In 2004, the United States’ Defense Advanced Research Projects Agency (DARPA) dangled a $1 million prize for any group that could design an autonomous car that could drive itself through 142 miles of rough terrain from Barstow, California, to Primm, Nevada. Thirteen years later, the Department of Defense announced another award — not for a robot car this time, but for autonomous, robotic doctors.
Robots have been found in the operating suite since the 1980s for things like holding a patient’s limbs in place, and later for laparoscopic surgery, in which surgeons can use remote-controlled robot arms to operate on the human body through tiny holes instead of huge cuts. But for the most part these robots have been, in essence, just very fancy versions of the scalpels and forceps surgeons have been using for centuries — incredibly sophisticated, granted, and capable of operating with incredible precision, but still tools in the surgeon’s hands.
Despite many challenges, that is changing. Today, five years after that award announcement, engineers are taking steps toward building independent machines that not only can cut or suture, but also plan those cuts, improvise and adapt.

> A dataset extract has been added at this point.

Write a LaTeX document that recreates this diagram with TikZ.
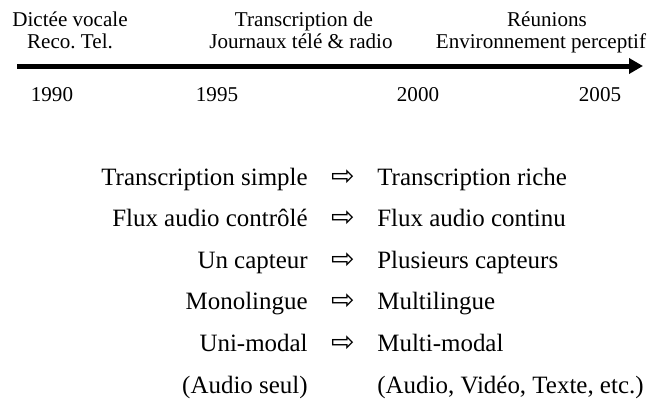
\documentclass[tikz,border=0pt]{standalone}
\usepackage{fontspec}
\setmainfont{Liberation Serif}
\newfontfamily\symfont{DejaVu Sans}
\usetikzlibrary{arrows.meta}

\begin{document}
\begin{tikzpicture}[x=0.02cm, y=-0.02cm, >={Triangle[length=0.28cm,width=0.3cm]}, line join=round,
	toptext/.style={anchor=base, inner sep=0pt, font=\fontsize{12}{14}\selectfont},
	lefttext/.style={anchor=base east, inner sep=0pt, font=\fontsize{14.2}{17}\selectfont},
	righttext/.style={anchor=base west, inner sep=0pt, font=\fontsize{14.2}{17}\selectfont},
	arrowtext/.style={anchor=base, inner sep=0pt, font=\fontsize{16}{18}\symfont}]
	\useasboundingbox (0,0) rectangle (653,419);
	\path
	(17,66)coordinate(A)
	(643,66)coordinate(B)
	;
	\draw[line width=0.1cm,->] (A)--(B);
	\foreach \x/\yr in {52/1990,217/1995,418/2000,600/2005} \node[toptext] (y\yr) at (\x,101) {\yr};
	% periodes
	\node[toptext] (dictee) at (70,27) {Dictée vocale};
	\node[toptext] (reco) at (70,49) {Reco.\ Tel.};
	\node[toptext] (transc) at (304,27) {Transcription de};
	\node[toptext] (journ) at (301,49) {Journaux télé \& radio};
	\node[toptext] (reun) at (547,27) {Réunions};
	\node[toptext] (envir) at (541,49) {Environnement perceptif};
	% evolutions
	\foreach \i/\l/\r in {0/{Transcription simple}/{Transcription riche},1/{Flux audio contrôlé}/{Flux audio continu},2/{Un capteur}/{Plusieurs capteurs},3/Monolingue/Multilingue,4/Uni-modal/Multi-modal}{
		\node[lefttext] (old\i) at (308,185+41.6*\i) {\l};
		\node[arrowtext] (arr\i) at (343,185+41.6*\i) {⇨};
		\node[righttext] (new\i) at (377,185+41.6*\i) {\r};
	}
	\node[lefttext] (oldnote) at (308,393) {(Audio seul)};
	\node[righttext] (newnote) at (377,393) {(Audio, Vidéo, Texte, etc.)};
\end{tikzpicture}
\end{document}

Researchers are improving the machines’ ability to navigate the complexities of the human body and coordinate with human doctors. But the truly autonomous robotic surgeon that the military may envision — just like truly driverless cars — may still be a long way off. And their biggest challenge may not be technological, but convincing people it’s OK to use them.
Navigating unpredictability
Like drivers, surgeons must learn to navigate their specific environments, something that sounds easy in principle but is endlessly complicated in the real world. Real-life roads have traffic, construction equipment, pedestrians — all things that don’t necessarily show up on Google Maps and which the car must learn to avoid.
Similarly, while one human body is generally like another, children’s movies are right: We’re all special on the inside. The precise size and shape of organs, the presence of scar tissue, and the placement of nerves or blood vessels often differ from person to person.
“There’s so much variation in the individual patients,” says Barbara Goff, a gynecologic oncologist and surgeon-in-chief at the University of Washington Medical Center in Seattle. “I think that that could be challenging.” She’s been using laparoscopic surgical robots — the kind that don’t move on their own but do translate the surgeon’s movements — for more than a decade.
The fact that bodies move poses a further complexity. A few robots already display some amount of autonomy, with one of the classic examples being a device with the (maybe-a-bit-on-the-nose) name ROBODOC, which can be used in hip surgery to shave down bone around the hip socket. But bone’s relatively easy to work with and, once locked into place, doesn’t move around much. “Bones don’t bend,” says Aleks Attanasio, a research specialist now at Konica Minolta who wrote about robots in surgery for the 2021 Annual Review of Control, Robotics, and Autonomous Systems. “And if they do, there’s a bigger problem.”